#### THE TASK:
Copy exactly the lines from the start of the material through the line with "3230, 4140, 4380];". Pictures stay out of the copy.

━━━━━━

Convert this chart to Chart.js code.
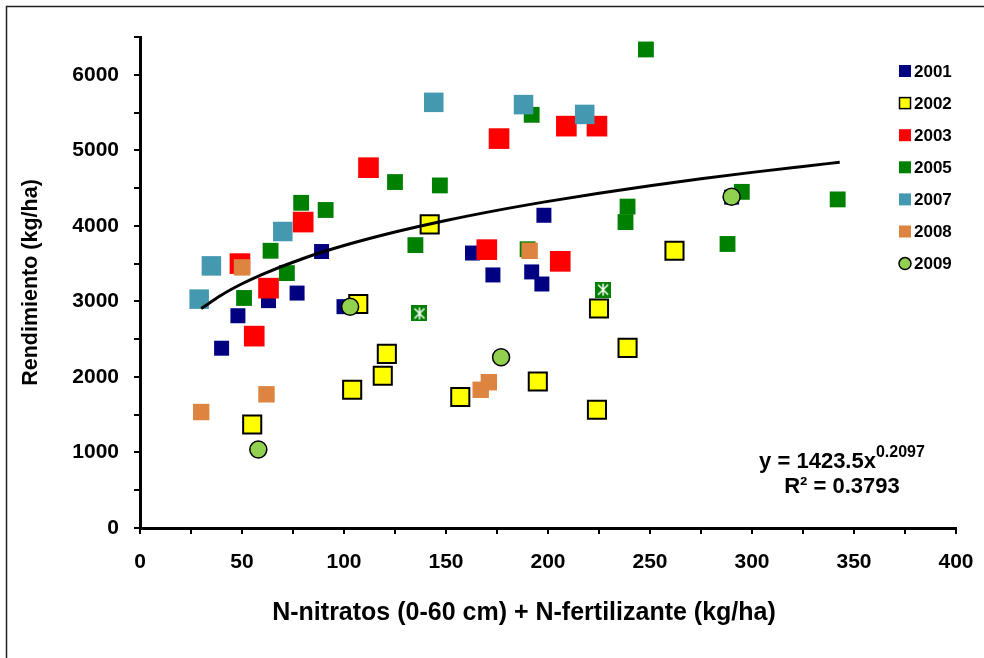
<!DOCTYPE html>
<html>
<head>
<meta charset="utf-8">
<script src="https://cdn.jsdelivr.net/npm/chart.js@4/dist/chart.umd.min.js"></script>
<style>
  html, body { margin: 0; padding: 0; background: #fff; }
  #wrap { width: 984px; height: 658px; }
</style>
</head>
<body>
<div id="wrap"><canvas id="yield-chart" width="984" height="658"></canvas></div>
<script>
// Values: N available (kg/ha) vs yield (kg/ha)
const x2001 = [40, 48, 63, 77, 89, 100, 163, 173, 192, 197, 198, 290];
const y2001 = [2380, 2810, 3010, 3110, 3660, 2930, 3640, 3350, 3390, 3230, 4140, 4380];

const x2002 = [55, 104, 107, 119, 121, 142, 157, 195, 224, 225, 239, 262];
const y2002 = [1370, 1830, 2965, 2015, 2305, 4020, 1735, 1940, 1565, 2905, 2385, 3670];

const x2003 = [49, 56, 63, 80, 112, 170, 176, 206, 209, 224];
const y2003 = [3500, 2540, 3175, 4050, 4770, 3685, 5155, 3530, 5320, 5320];

const x2005 = [51, 64, 72, 79, 91, 125, 135, 147, 190, 192, 238, 239, 248, 288, 295, 342];
const y2005 = [3045, 3670, 3375, 4305, 4210, 4580, 3745, 4535, 3690, 5470, 4050, 4255, 6335, 3760, 4450, 4350];

// two green points drawn with a white cross mark (not in the legend)
const x2005b = [137, 227];
const y2005b = [2840, 3155];

const x2007 = [29, 35, 70, 144, 188, 218];
const y2007 = [3030, 3470, 3925, 5635, 5605, 5475];

const x2008 = [30, 50, 62, 167, 171, 191];
const y2008 = [1535, 3450, 1770, 1830, 1930, 3670];

const x2009 = [58, 103, 177, 290];
const y2009 = [1040, 2930, 2260, 4385];

// power trend line as drawn on the figure
const xTrend = [30, 40, 50, 60, 80, 100, 125, 150, 175, 200, 225, 250, 275, 300, 325, 343];
const yTrend = [2905, 3085, 3233, 3359, 3568, 3739, 3918, 4071, 4205, 4324, 4432, 4531, 4622, 4708, 4787, 4842];

const xTicks = [0, 50, 100, 150, 200, 250, 300, 350, 400];
const yTicks = [0, 1000, 2000, 3000, 4000, 5000, 6000];

const FONT = "'Liberation Sans', Arial, Helvetica, sans-serif";

const pts = (xs, ys) => xs.map((x, i) => ({x: x, y: ys[i]}));

// green square with a white cross for the unlabelled points
const crossMark = document.createElement('canvas');
crossMark.width = 16; crossMark.height = 16;
(function () {
  const c = crossMark.getContext('2d');
  c.fillStyle = '#008000';
  c.fillRect(0, 0, 16, 16);
  c.strokeStyle = '#fff';
  c.lineWidth = 1.5;
  c.beginPath();
  c.moveTo(3, 3); c.lineTo(13, 13);
  c.moveTo(13, 3); c.lineTo(3, 13);
  c.moveTo(8, 2); c.lineTo(8, 14);
  c.stroke();
})();

const series = [
  {label: '2001', data: pts(x2001, y2001), color: '#000080', style: 'rect', r: 10.6, border: 0},
  {label: '2002', data: pts(x2002, y2002), color: '#ffff00', style: 'rect', r: 12.8, border: 2},
  {label: '2003', data: pts(x2003, y2003), color: '#ff0000', style: 'rect', r: 14.6, border: 0},
  {label: '2005', data: pts(x2005, y2005), color: '#008000', style: 'rect', r: 11.2, border: 0},
  {label: '', data: pts(x2005b, y2005b), color: '#008000', style: crossMark, r: 8, border: 0},
  {label: '2007', data: pts(x2007, y2007), color: '#4499b0', style: 'rect', r: 13.8, border: 0},
  {label: '2008', data: pts(x2008, y2008), color: '#dd8540', style: 'rect', r: 11.6, border: 0},
  {label: '2009', data: pts(x2009, y2009), color: '#92d050', style: 'circle', r: 8.5, border: 1.5}
];

const datasets = series.map((s, i) => ({
  type: 'scatter',
  label: s.label,
  data: s.data,
  pointStyle: s.style,
  pointRadius: s.r,
  backgroundColor: s.color,
  borderColor: '#000',
  pointBorderWidth: s.border,
  order: series.length - i + 1
}));

datasets.push({
  type: 'line',
  label: 'trend',
  data: pts(xTrend, yTrend),
  borderColor: '#000',
  borderWidth: 3,
  pointRadius: 0,
  fill: false,
  cubicInterpolationMode: 'monotone',
  order: 0
});

// frame, legend, x title and equation
const decorations = {
  id: 'decorations',
  beforeDraw(chart) {
    const c = chart.ctx;
    c.save();
    c.fillStyle = '#fff';
    c.fillRect(0, 0, chart.width, chart.height);
    c.strokeStyle = '#222';
    c.lineWidth = 1.5;
    c.strokeRect(6.5, 6.5, 1000, 1000);
    c.restore();
  },
  afterDraw(chart) {
    const c = chart.ctx;
    c.save();
    c.fillStyle = '#000';
    c.textBaseline = 'middle';

    // legend
    const entries = series.filter(s => s.label);
    c.font = 'bold 17px ' + FONT;
    entries.forEach((s, i) => {
      const y = 71 + i * 32.1;
      c.fillStyle = s.color;
      c.strokeStyle = '#000';
      c.lineWidth = 1.5;
      if (s.style === 'circle') {
        c.beginPath();
        c.arc(905, y, 6, 0, Math.PI * 2);
        c.fill();
        c.stroke();
      } else {
        c.fillRect(899, y - 6, 12, 12);
        if (s.border) c.strokeRect(899.5, y - 5.5, 11, 11);
      }
      c.fillStyle = '#000';
      c.textAlign = 'left';
      c.fillText(s.label, 914, y + 1);
    });

    // x axis title
    c.font = 'bold 25px ' + FONT;
    c.textAlign = 'center';
    c.fillText('N-nitratos (0-60 cm) + N-fertilizante (kg/ha)', 524, 613);

    // equation
    c.font = 'bold 22px ' + FONT;
    c.textAlign = 'left';
    const base = 'y = 1423.5x';
    const bw = c.measureText(base).width;
    c.font = 'bold 16px ' + FONT;
    const ew = c.measureText('0.2097').width;
    const x0 = 842 - (bw + ew) / 2;
    c.font = 'bold 22px ' + FONT;
    c.fillText(base, x0, 462);
    c.font = 'bold 16px ' + FONT;
    c.fillText('0.2097', x0 + bw, 453);
    c.font = 'bold 22px ' + FONT;
    c.textAlign = 'center';
    c.fillText('R\u00b2 = 0.3793', 842, 487);
    c.restore();
  }
};

const ctx = document.getElementById('yield-chart').getContext('2d');
const chart = new Chart(ctx, {
  type: 'scatter',
  data: {datasets: datasets},
  options: {
    responsive: false,
    animation: false,
    layout: {padding: {top: 37, right: 28, left: 0, bottom: 0}},
    plugins: {
      legend: {display: false},
      tooltip: {enabled: false}
    },
    scales: {
      x: {
        type: 'linear',
        min: 0,
        max: 400,
        afterFit: s => { s.height = 130; s.paddingLeft = 0; s.paddingRight = 0; },
        ticks: {
          stepSize: 25,
          autoSkip: false,
          maxRotation: 0,
          padding: 16,
          color: '#000',
          font: {family: FONT, size: 21, weight: 'bold'},
          callback: v => xTicks.includes(v) ? String(v) : ''
        },
        grid: {drawOnChartArea: false, tickLength: 6, color: '#000', lineWidth: 2},
        border: {color: '#000', width: 3}
      },
      y: {
        min: 0,
        max: 6500,
        afterFit: s => { s.width = 140; },
        ticks: {
          stepSize: 500,
          autoSkip: false,
          padding: 15,
          color: '#000',
          font: {family: FONT, size: 21, weight: 'bold'},
          callback: v => yTicks.includes(v) ? String(v) : ''
        },
        grid: {drawOnChartArea: false, tickLength: 6, color: '#000', lineWidth: 2},
        border: {color: '#000', width: 3},
        title: {
          display: true,
          text: 'Rendimiento (kg/ha)',
          color: '#000',
          font: {family: FONT, size: 21.5, weight: 'bold'},
          padding: {top: 18}
        }
      }
    }
  },
  plugins: [decorations]
});
</script>
</body>
</html>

━━━━━━

#### EXPECTED OUTPUT:
Convert this chart to Chart.js code.
<!DOCTYPE html>
<html>
<head>
<meta charset="utf-8">
<script src="https://cdn.jsdelivr.net/npm/chart.js@4/dist/chart.umd.min.js"></script>
<style>
  html, body { margin: 0; padding: 0; background: #fff; }
  #wrap { width: 984px; height: 658px; }
</style>
</head>
<body>
<div id="wrap"><canvas id="yield-chart" width="984" height="658"></canvas></div>
<script>
// Values: N available (kg/ha) vs yield (kg/ha)
const x2001 = [40, 48, 63, 77, 89, 100, 163, 173, 192, 197, 198, 290];
const y2001 = [2380, 2810, 3010, 3110, 3660, 2930, 3640, 3350, 3390, 3230, 4140, 4380];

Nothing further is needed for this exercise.